◆ Direction
Pictures stay out. Extract the lines below from the first one through the line with "of smooth curves", both included.

◆ Information supplied
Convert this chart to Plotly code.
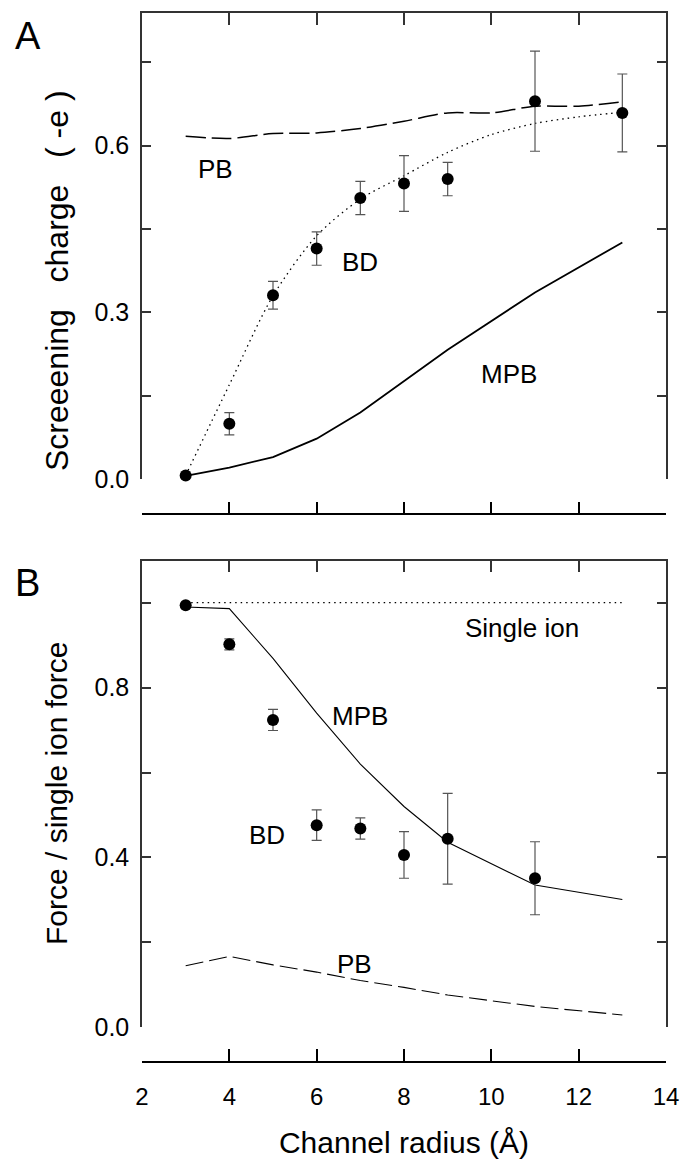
import plotly.graph_objects as go

# ---------------- data ----------------
radius_pts = [3, 4, 5, 6, 7, 8, 9, 11, 13]          # radii of BD / MPB / PB samples
radius_fine = [3, 4, 5, 6, 7, 8, 9, 10, 11, 12, 13]  # radii of smooth curves

# Panel A : screening charge (-e)
bd_a = [0.007, 0.100, 0.331, 0.415, 0.506, 0.532, 0.540, 0.680, 0.659]
bd_a_err = [0.0, 0.020, 0.025, 0.030, 0.030, 0.050, 0.030, 0.090, 0.070]
bd_a_fit = [0.007, 0.170, 0.330, 0.438, 0.504, 0.546, 0.588, 0.620, 0.640, 0.652, 0.660]
pb_a = [0.617, 0.613, 0.622, 0.623, 0.631, 0.644, 0.659, 0.659, 0.671, 0.671, 0.679]
mpb_a = [0.006, 0.021, 0.040, 0.073, 0.120, 0.176, 0.233, 0.336, 0.426]

# Panel B : force / single ion force
radius_b = [3, 4, 5, 6, 7, 8, 9, 11]
bd_b = [0.994, 0.902, 0.724, 0.476, 0.468, 0.406, 0.444, 0.351]
bd_b_err = [0.0, 0.013, 0.025, 0.036, 0.025, 0.055, 0.107, 0.086]
mpb_b = [0.990, 0.986, 0.869, 0.740, 0.620, 0.520, 0.436, 0.335, 0.301]
pb_b = [0.145, 0.167, 0.147, 0.130, 0.110, 0.094, 0.076, 0.049, 0.029]
single_r = [3, 13]
single_ion = [1.0, 1.0]

# ticks
x_ticks = [2, 4, 6, 8, 10, 12, 14]
x_ticktext = ["2", "4", "6", "8", "10", "12", "14"]
ya_ticks = [0.0, 0.15, 0.3, 0.45, 0.6, 0.75]
ya_ticktext = ["0.0", "", "0.3", "", "0.6", ""]
yb_ticks = [0.0, 0.2, 0.4, 0.6, 0.8, 1.0]
yb_ticktext = ["0.0", "", "0.4", "", "0.8", ""]

FONT = "Liberation Sans, Arial, Helvetica, sans-serif"
AX = "#333333"
ERR = "#555555"

fig = go.Figure()

def err(vals):
    return dict(type="data", array=vals, visible=True, color=ERR, thickness=1.2, width=5)

# ---- Panel A ----
fig.add_trace(go.Scatter(x=radius_fine, y=pb_a, mode="lines", xaxis="x", yaxis="y",
                         line=dict(color="black", width=1.5, dash="20px,6px", shape="spline", smoothing=0.8),
                         showlegend=False, hoverinfo="skip"))
fig.add_trace(go.Scatter(x=radius_fine, y=bd_a_fit, mode="lines", xaxis="x", yaxis="y",
                         line=dict(color="black", width=1.3, dash="1.5px,4px", shape="spline", smoothing=0.8),
                         showlegend=False, hoverinfo="skip"))
fig.add_trace(go.Scatter(x=radius_pts, y=mpb_a, mode="lines", xaxis="x", yaxis="y",
                         line=dict(color="black", width=1.8), showlegend=False, hoverinfo="skip"))
fig.add_trace(go.Scatter(x=radius_pts, y=bd_a, mode="markers", xaxis="x", yaxis="y",
                         marker=dict(color="black", size=12), error_y=err(bd_a_err),
                         cliponaxis=False, showlegend=False))
# carrier trace for the detached bottom axis of panel A
fig.add_trace(go.Scatter(x=radius_pts, y=mpb_a, mode="lines", xaxis="x2", yaxis="y",
                         line=dict(width=0, color="rgba(0,0,0,0)"), showlegend=False, hoverinfo="skip"))

# ---- Panel B ----
fig.add_trace(go.Scatter(x=single_r, y=single_ion, mode="lines", xaxis="x3", yaxis="y2",
                         line=dict(color="black", width=1.2, dash="1.5px,4px"), showlegend=False, hoverinfo="skip"))
fig.add_trace(go.Scatter(x=radius_pts, y=mpb_b, mode="lines", xaxis="x3", yaxis="y2",
                         line=dict(color="black", width=1.1), showlegend=False, hoverinfo="skip"))
fig.add_trace(go.Scatter(x=radius_pts, y=pb_b, mode="lines", xaxis="x3", yaxis="y2",
                         line=dict(color="black", width=1.1, dash="18px,6px"), showlegend=False, hoverinfo="skip"))
fig.add_trace(go.Scatter(x=radius_b, y=bd_b, mode="markers", xaxis="x3", yaxis="y2",
                         marker=dict(color="black", size=12), error_y=err(bd_b_err),
                         cliponaxis=False, showlegend=False))
fig.add_trace(go.Scatter(x=radius_pts, y=pb_b, mode="lines", xaxis="x4", yaxis="y2",
                         line=dict(width=0, color="rgba(0,0,0,0)"), showlegend=False, hoverinfo="skip"))

tickfont = dict(family=FONT, size=25, color="black")
xtickfont = dict(family=FONT, size=24, color="black")

top_x = dict(range=[2, 14], side="top", showline=True, linecolor=AX, linewidth=1.5,
             ticks="inside", ticklen=12, tickcolor=AX, tickwidth=1.5, automargin=False,
             tickvals=x_ticks, showticklabels=False, showgrid=False, zeroline=False, mirror=False)
free_x = dict(range=[2, 14], side="bottom", anchor="free", showline=True, linecolor="black", linewidth=1.5,
              ticks="inside", ticklen=12, tickcolor="black", tickwidth=1.5, automargin=False,
              tickvals=x_ticks, ticktext=x_ticktext, showgrid=False, zeroline=False)

fig.update_layout(
    width=681, height=1159,
    margin=dict(l=142, r=15, t=13, b=97, autoexpand=False),
    paper_bgcolor="white", plot_bgcolor="white",
    font=dict(family=FONT, color="black"),
    xaxis=dict(**top_x, anchor="y"),
    xaxis2=dict(**free_x, overlaying="x", position=0.5221, showticklabels=False),
    xaxis3=dict(**top_x, anchor="y2"),
    xaxis4=dict(**free_x, overlaying="x3", position=0.0, showticklabels=True, tickfont=xtickfont,
                ticklabelstandoff=13, ticklabeloverflow="allow",
                title=dict(text="Channel radius (Å)", font=dict(family=FONT, size=30), standoff=27)),
    yaxis=dict(domain=[0.5555, 1.0], range=[0, 0.8387], anchor="x", automargin=False,
               showline=True, linecolor=AX, linewidth=1.5, mirror="ticks",
               ticks="inside", ticklen=9, tickcolor=AX, tickwidth=1.5,
               tickvals=ya_ticks, ticktext=ya_ticktext, tickfont=tickfont, ticklabelstandoff=6,
               showgrid=False, zeroline=False),
    yaxis2=dict(domain=[0.0331, 0.4779], range=[0, 1.099], anchor="x3", automargin=False,
                showline=True, linecolor=AX, linewidth=1.5, mirror="ticks",
                ticks="inside", ticklen=9, tickcolor=AX, tickwidth=1.5,
                tickvals=yb_ticks, ticktext=yb_ticktext, tickfont=tickfont, ticklabelstandoff=6,
                showgrid=False, zeroline=False),
)

lab = dict(family=FONT, size=26, color="black")
annots = [
    dict(text="PB", x=3.69, y=0.559, xref="x", yref="y"),
    dict(text="BD", x=7.0, y=0.391, xref="x", yref="y"),
    dict(text="MPB", x=10.4, y=0.19, xref="x", yref="y"),
    dict(text="Single ion", x=10.7, y=0.94, xref="x3", yref="y2"),
    dict(text="MPB", x=7.0, y=0.734, xref="x3", yref="y2"),
    dict(text="BD", x=4.86, y=0.453, xref="x3", yref="y2"),
    dict(text="PB", x=6.87, y=0.148, xref="x3", yref="y2"),
]
for a in annots:
    fig.add_annotation(**a, showarrow=False, font=lab, xanchor="center", yanchor="middle")

big = dict(family=FONT, size=38, color="black")
fig.add_annotation(text="A", x=-0.218, y=0.978, xref="paper", yref="paper", showarrow=False,
                   font=big, xanchor="center", yanchor="middle")
fig.add_annotation(text="B", x=-0.218, y=0.4566, xref="paper", yref="paper", showarrow=False,
                   font=big, xanchor="center", yanchor="middle")

NB = "\u00a0"
ttl = dict(family=FONT, size=32, color="black")
fig.add_annotation(text="Screeening" + NB * 3 + "charge" + NB * 3 + "(" + NB + "-e" + NB + ")",
                   x=-0.1622, y=0.7445, xref="paper", yref="paper",
                   showarrow=False, textangle=-90, font=ttl, xanchor="center", yanchor="middle")
fig.add_annotation(text="Force / single ion force", x=-0.1622, y=0.2555, xref="paper", yref="paper",
                   showarrow=False, textangle=-90, font=dict(family=FONT, size=30, color="black"),
                   xanchor="center", yanchor="middle")

fig.write_html("out.html")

◆ Written reply
Convert this chart to Plotly code.
import plotly.graph_objects as go

# ---------------- data ----------------
radius_pts = [3, 4, 5, 6, 7, 8, 9, 11, 13]          # radii of BD / MPB / PB samples
radius_fine = [3, 4, 5, 6, 7, 8, 9, 10, 11, 12, 13]  # radii of smooth curves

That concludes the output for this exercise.